En effet, la baisse de la production du karité les années antérieures est la cause de la non-disponibilité du beurre de karité local. « Il n’y avait pas de noix de karité, alors que sans ça, nos mamans ne peuvent pas produire le beurre de karité. Nous ne savons pas comment les occidentaux fabriquent leur beurre de karité, mais moi, je sais que ce n’est pas de la bonne qualité comme pour nous.
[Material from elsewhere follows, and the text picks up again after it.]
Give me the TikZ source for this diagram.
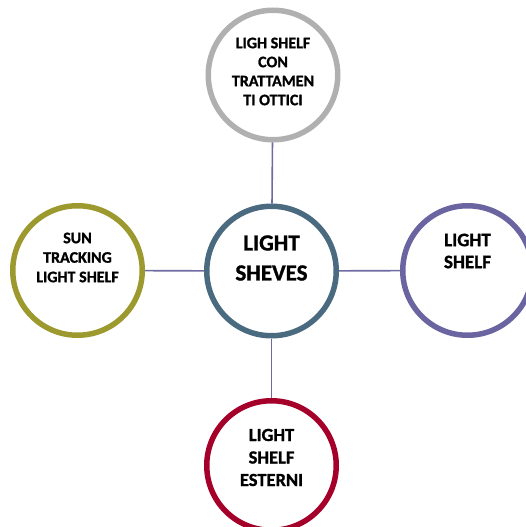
\documentclass[tikz,border=0pt]{standalone}
\usepackage{fontspec}
\setmainfont{Carlito}
\newfontfamily\heavy{Carlito Bold}[FakeBold=1.2]
\definecolor{cgray}{HTML}{B0B0B0}
\definecolor{colive}{HTML}{9C9A2E}
\definecolor{cpurple}{HTML}{6A65A0}
\definecolor{cslate}{HTML}{4A6A80}
\definecolor{cred}{HTML}{A5002A}
\definecolor{cline}{HTML}{6E6AA2}
\begin{document}
\begin{tikzpicture}[x=1pt,y=-1pt,
  bubble/.style={circle,draw,line width=5.5pt,fill=white,minimum size=129.5pt,inner sep=0pt},
  txt/.style={align=center,text=black},
  link/.style={draw=cline,line width=1.6pt}]
\useasboundingbox (0,0) rectangle (526,527);
\node[bubble,draw=cslate,label={[txt,font=\heavy\fontsize{23}{30}\selectfont,yshift=13pt]center:LIGHT\\SHEVES}] (c) at (271.5,271) {};
\node[bubble,draw=cgray,label={[txt,font=\heavy\fontsize{16}{19}\selectfont,yshift=3.5pt]center:LIGH SHELF\\CON\\TRATTAMEN\\TI OTTICI}] (t) at (273,75) {};
\node[bubble,draw=colive,label={[txt,font=\heavy\fontsize{16}{19.5}\selectfont,yshift=13pt]center:SUN\\TRACKING\\LIGHT SHELF}] (l) at (77.5,270.5) {};
\node[bubble,draw=cpurple,label={[txt,font=\heavy\fontsize{19}{22}\selectfont,yshift=19.5pt]center:LIGHT\\SHELF}] (r) at (467.5,270.5) {};
\node[bubble,draw=cred,label={[txt,font=\heavy\fontsize{18.5}{22.5}\selectfont,yshift=8pt]center:LIGHT\\SHELF\\ESTERNI}] (b) at (271.5,465.5) {};
\draw[link] (t) -- (c);
\draw[link] (l) -- (c);
\draw[link] (c) -- (r);
\draw[link] (c) -- (b);
\end{tikzpicture}
\end{document}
Ni la texture, ni l’odeur, ni même l’efficacité du beurre n’est à comparer au nôtre », déclare Aline Zombré, qui dit adorer le beurre de karité.
Grande consommatrice du beurre de karité, Aline l’utilise pour sa cure chevelure, sa pommade corporelle. « Nous, les habitués, savons pourquoi ce n’est plus accessible et très cher. D’ailleurs, la qualité coûte cher », ajoute Aline en souriant.

Par contre, Idrissa Yaméogo (nom d’emprunt) déclare préférer celui modernisé, disposé dans les rayons avec un joli packaging. « Chacun son goût, aujourd’hui les choses ont changé. Personnellement, je préfère la modernité, c’est plus joli, ça sent bon et souvent c’est mélangé à d’autres produits qui font du bien à notre peau. Ce n’est pas pour la consommation que je m’en procure », explique-t-il.
Entre un pot joliment étiqueté et un tas de beurre brut préparé à la main, le choix dépasse aujourd’hui la simple apparence. Il devient un acte de résistance, un geste de reconnaissance envers ces femmes.